- Shirin in Passing Show (1936)
- Other name: Shirin Banu
- Occupation: Actress
- Years active: 1933–1939
- Partner: Nanabhai Bhatt
- Children: 6, including Mahesh
- Relatives: Purnima (sister) Bhagwan Das Varma (brother-in-law) Bhatt family

= Shirin Mohammad Ali =

Indian actress and playback singer

Shirin Mohammad Ali, also referred to as Shirin Banu, was an Indian actress and playback singer who worked predominantly in Hindi-language films. Her films include Bala Joban (1934), the bilingual Hindi-Gujarati film Snehlata (1936), His Highness (1937), and Leather Face (1939), directed by Vijay Bhatt, in which she played Dulari.

Shirin was the sister of actress Purnima and was the partner of filmmaker Nanabhai Bhatt, with whom she had six children, including Mahesh and Mukesh.

== Background and personal life ==

Shirin's sister was actress Purnima, born as Meherbano Mohammad Ali, who married filmmaker Bhagwan Das Varma.

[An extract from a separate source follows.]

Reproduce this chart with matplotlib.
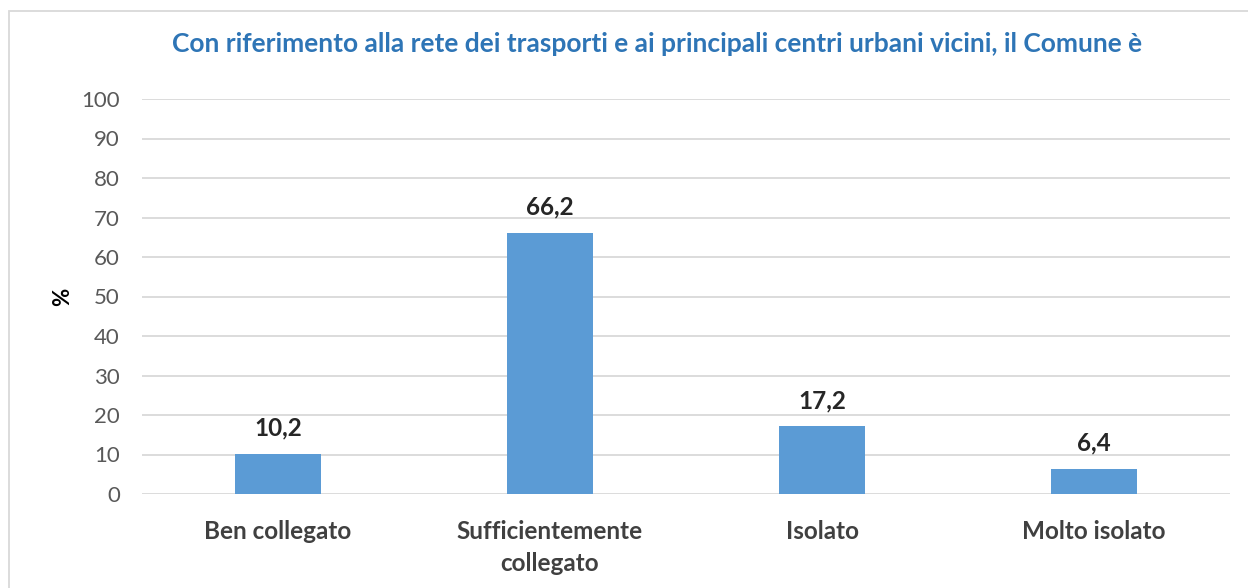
import matplotlib.pyplot as plt
from matplotlib.patches import Rectangle

categories = ["Ben collegato", "Sufficientemente\ncollegato", "Isolato", "Molto isolato"]
values = [10.2, 66.2, 17.2, 6.4]
value_labels = ["10,2", "66,2", "17,2", "6,4"]
yticks = [0, 10, 20, 30, 40, 50, 60, 70, 80, 90, 100]
title = "Con riferimento alla rete dei trasporti e ai principali centri urbani vicini, il Comune è"

plt.rcParams['font.family'] = ['Lato', 'DejaVu Sans']

fig = plt.figure(figsize=(12.48, 5.88), dpi=100)
ax = fig.add_axes([142/1248, 1-494/588, (1230-142)/1248, (494-99)/588])

x = range(len(categories))
ax.bar(x, values, width=0.316, color="#5B9BD5", zorder=3)
for xi, v, lab in zip(x, values, value_labels):
    ax.annotate(lab, (xi, v), xytext=(0, 10), textcoords="offset points",
                ha="center", va="bottom", fontsize=17.5, fontweight="bold", color="#262626")

ax.set_xlim(-0.5, len(categories) - 0.5)
ax.set_ylim(0, 100)
ax.set_yticks(yticks)
ax.set_yticklabels([str(t) for t in yticks], fontsize=16, color="#595959")
ax.set_xticks(list(x))
ax.set_xticklabels(categories, fontsize=17.5, fontweight="bold", color="#404040", linespacing=1.45)
ax.tick_params(axis="both", length=0)
ax.tick_params(axis="x", pad=19)
ax.tick_params(axis="y", pad=16)
ax.grid(axis="y", color="#D9D9D9", linewidth=1.3, zorder=0)
for s in ax.spines.values():
    s.set_visible(False)
ax.set_ylabel("%", fontsize=16, fontweight="bold", color="black", labelpad=6)

fig.text(657/1248, 1-44/588, title, ha="center", va="center", fontsize=19,
         fontweight="bold", color="#2E75B6")

fig.patches.append(Rectangle((9/1248, -0.01), 1.0, 1-11/588 + 0.01,
                             transform=fig.transFigure, fill=False,
                             edgecolor="#D9D9D9", linewidth=1.3))

fig.savefig("out.png", dpi=100)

Shirin was the partner of filmmaker Nanabhai Bhatt. They had six children: four daughters, Sheila, Purnima, Kumkum, and Heena, and two sons, Mahesh and Mukesh. During his lifetime, Nanabhai insisted in media interactions that he had privately married Shirin and that his children with her therefore should not be termed illegitimate.

According to her son Mahesh, Shirin was a Shia Muslim who privately practised Islam while living with Nanabhai, a Brahmin Hindu. He recalled that she practised both Islamic and Hindu religious customs at home. He also said that she feared discrimination because of her religious identity and concealed aspects of it in public, including by giving her children Hindu names. Before her death, Shirin asked Mahesh to bury her in her mother's grave in a Shia cemetery in Byculla, Mumbai, a request he fulfilled.

Through Mahesh, Shirin is the grandmother of actresses Pooja Bhatt and Alia Bhatt.

== Career ==
Shirin began her acting career in the early 1930s, appearing in minor roles in films such as Sati Mahananda (1933), Seva Sadan (1934), and Bala Joban (1934). Although initially untrained in singing, she was taught music by Shankarrao Vyas, and subsequently sang for herself in some of her films.

She received greater recognition during this period, when she played supporting characters in the high-profile productions Bambai Ki Sethani (1935) and the Hindi-Gujarati bilingual Snehlata (1936). Shirin also appeared in the action thriller Shamsheer-e-Arab (1935) as Hasina, a gypsy dancer. A review published in Filmland described her as attractive but "little weak" in her acting performance.

Under the banner of Prakash Pictures, Shirin subsequently appeared in three action films: Passing Show and Tope Ka Gola (both 1936), followed by Challenge (1937). The Moving Picture Monthly remarked that the rise of Prakash Pictures had also brought her into prominence. Shirin continued her association with the company through His Highness (1937), Khwab Ki Duniya (1937), and State Express (1938), all of which starred Sardar Akhtar. In His Highness, however, Baburao Patel strongly criticized her performance as Akhtar's maid Kala, calling her "just awful" and disparaging her singing and dancing.

In 1939, Shirin played Dulari, a tavern girl who assists P. Jairaj's character in his fight against an oppressive warlord, in Vijay Bhatt's stunt film Leather Face.

== Filmography ==

| Year | Film | Role | Source |
| 1933 | Sati Mahananda |  |  |
| 1934 | Maharani |  |  |
| Seva Sadan |  |  |
| Vehmi Duniya |  |  |
| Bala Joban |  |  |
| 1935 | Bambai Ki Sethani |  |  |
| Pardesi Saiyan aka Chand Ka Tukra |  |  |
| Shamsheer-e-Arab | Hasina |  |
| 1936 | Azad Veer aka Revenge |  |  |
| Passing Show |  |  |
| Snehlata |  |  |
| Tope Ka Gola |  |  |
| 1937 | Challenge |  |  |
| His Highness | Kala |  |
| Khwab Ki Duniya aka Dreamland |  |  |
| 1938 | Purnima |  |  |
| State Express |  |  |
| 1939 | Leather Face | Dulari |  |
| Sardar-e-Awwal aka Hero No. 1 |  |  |

== In popular culture ==
In 1998, Mahesh Bhatt directed the semi-autobiographical film Zakhm, in which his daughter, Pooja, played the role based on Shirin.

The 2015 film Hamari Adhuri Kahani, directed by Shirin's grandson Mohit Suri, drew on elements of the relationship between Shirin and Nanabhai Bhatt.